Health & Science

Why dolphins died off in the Gulf; Awe to nourish the soul; Screen-viewing blues; The secret allure of moss

Why dolphins died off in the Gulf

When record numbers of dead bottlenose dolphins washed ashore last year in the Gulf of Mexico, some researchers were quick to blame the 2010 BP oil spill. Now a new study suggests that the spill was just part of “a perfect storm” of events causing the unusual die-off, University of Central Florida biologist Graham Worthy tells LiveScience.com. In the first four months of 2011, 186 dolphins washed ashore in the northern Gulf, nearly half of them newborns. Most of the creatures were underweight and had thin blubber layers, suggesting that oil from the spill had left them short of healthy prey. The dead dolphins were also found to have low levels of a hormone that helps the body cope with stress and is often depleted in mammals exposed to oil.
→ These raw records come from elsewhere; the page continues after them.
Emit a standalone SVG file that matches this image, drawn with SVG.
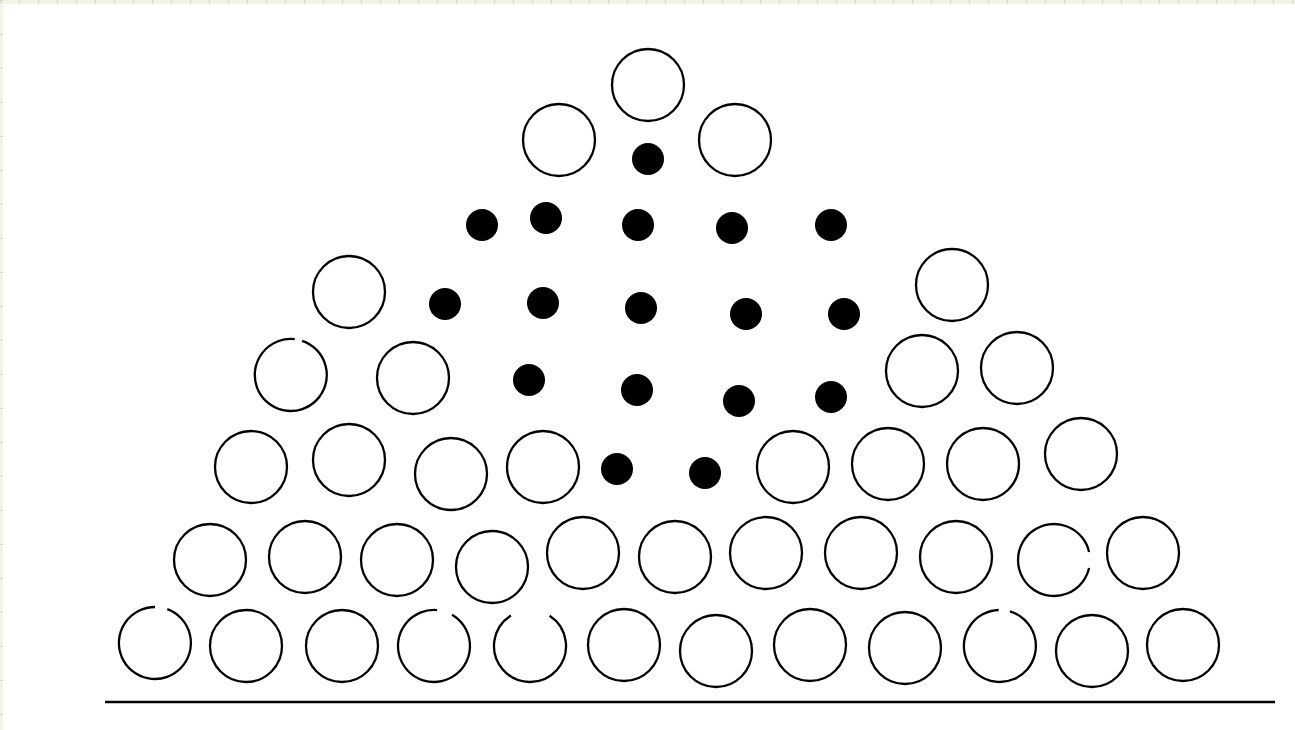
<svg xmlns="http://www.w3.org/2000/svg" width="1295" height="730" viewBox="0 0 1295 730">
<style>
.c{fill:none;stroke:#000;stroke-width:2.3}
.d{fill:#000;stroke:none}
.base{stroke:#000;stroke-width:2.5}
</style>
<rect x="0" y="0" width="1295" height="730" fill="#fff"/>
<rect x="0" y="0" width="1295" height="4" fill="#f4f4e6"/>
<rect x="0" y="0" width="3" height="730" fill="#f4f4e6"/>
<line x1="0" y1="2" x2="1295" y2="2" stroke="#d8d8c8" stroke-width="4" stroke-dasharray="1 18"/>
<line x1="1.5" y1="0" x2="1.5" y2="730" stroke="#d8d8c8" stroke-width="3" stroke-dasharray="1 33"/>
<g id="open-circles">
<circle class="c" cx="648" cy="85" r="36"/>
<circle class="c" cx="559" cy="140" r="36"/>
<circle class="c" cx="735" cy="140" r="36"/>
<circle class="c" cx="349" cy="292" r="36"/>
<circle class="c" cx="952" cy="285" r="36"/>
<path class="c" d="M302.1,340.8 A36,36 0 1 1 294.8,339.2"/>
<circle class="c" cx="413" cy="378" r="36"/>
<circle class="c" cx="922" cy="371" r="36"/>
<circle class="c" cx="1017" cy="368" r="36"/>
<circle class="c" cx="251" cy="467" r="36"/>
<circle class="c" cx="349" cy="460" r="36"/>
<circle class="c" cx="451" cy="474" r="36"/>
<circle class="c" cx="543" cy="467" r="36"/>
<circle class="c" cx="793" cy="467" r="36"/>
<circle class="c" cx="888" cy="464" r="36"/>
<circle class="c" cx="983" cy="464" r="36"/>
<circle class="c" cx="1081" cy="454" r="36"/>
<circle class="c" cx="210" cy="560" r="36"/>
<circle class="c" cx="305" cy="557" r="36"/>
<circle class="c" cx="397" cy="560" r="36"/>
<circle class="c" cx="492" cy="567" r="36"/>
<circle class="c" cx="583" cy="553" r="36"/>
<circle class="c" cx="675" cy="557" r="36"/>
<circle class="c" cx="766" cy="553" r="36"/>
<circle class="c" cx="861" cy="553" r="36"/>
<circle class="c" cx="956" cy="557" r="36"/>
<path class="c" d="M1089.1,568.1 A36,36 0 1 1 1089.1,551.9"/>
<circle class="c" cx="1143" cy="553" r="36"/>
<path class="c" d="M167.3,609.2 A36,36 0 1 1 155,607"/>
<circle class="c" cx="246" cy="646" r="36"/>
<circle class="c" cx="342" cy="646" r="36"/>
<path class="c" d="M452,614.8 A36,36 0 1 1 437.1,610.1"/>
<path class="c" d="M549.6,615.8 A36,36 0 1 1 510.9,615.5"/>
<circle class="c" cx="624" cy="645" r="36"/>
<circle class="c" cx="716" cy="651" r="36"/>
<circle class="c" cx="810" cy="645" r="36"/>
<circle class="c" cx="905" cy="648" r="36"/>
<path class="c" d="M1009.9,611.4 A36,36 0 1 1 998.7,610"/>
<circle class="c" cx="1092" cy="651" r="36"/>
<circle class="c" cx="1183" cy="645" r="36"/>
</g>
<g id="dots">
<circle class="d" cx="648" cy="159" r="16"/>
<circle class="d" cx="482" cy="225" r="16"/>
<circle class="d" cx="546" cy="218" r="16"/>
<circle class="d" cx="638" cy="225" r="16"/>
<circle class="d" cx="732" cy="228" r="16"/>
<circle class="d" cx="831" cy="225" r="16"/>
<circle class="d" cx="445" cy="304" r="16"/>
<circle class="d" cx="543" cy="303" r="16"/>
<circle class="d" cx="641" cy="308" r="16"/>
<circle class="d" cx="746" cy="314" r="16"/>
<circle class="d" cx="844" cy="314" r="16"/>
<circle class="d" cx="529" cy="380" r="16"/>
<circle class="d" cx="637" cy="390" r="16"/>
<circle class="d" cx="739" cy="401" r="16"/>
<circle class="d" cx="831" cy="397" r="16"/>
<circle class="d" cx="617" cy="469" r="16"/>
<circle class="d" cx="705" cy="473" r="16"/>
</g>
<g id="baseline">
<line class="base" x1="105" y1="702" x2="1275" y2="702"/>
</g>
</svg>
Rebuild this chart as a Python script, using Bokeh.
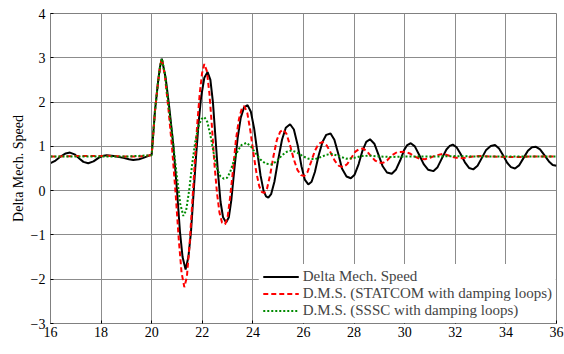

But the spill wasn’t the only difficulty these dolphins had faced: Before the well started spewing oil, in April 2010, Gulf dolphins had endured a particularly cold winter that lowered their defenses. “The final blow” came in early 2011, Worthy says, when the Mississippi River delivered unusually large amounts of very cold freshwater to Mobile Bay. That influx “assaulted” the dolphins’ fragile health, says study co-author Ruth H. Carmichael, “essentially kicking them when they were already down.”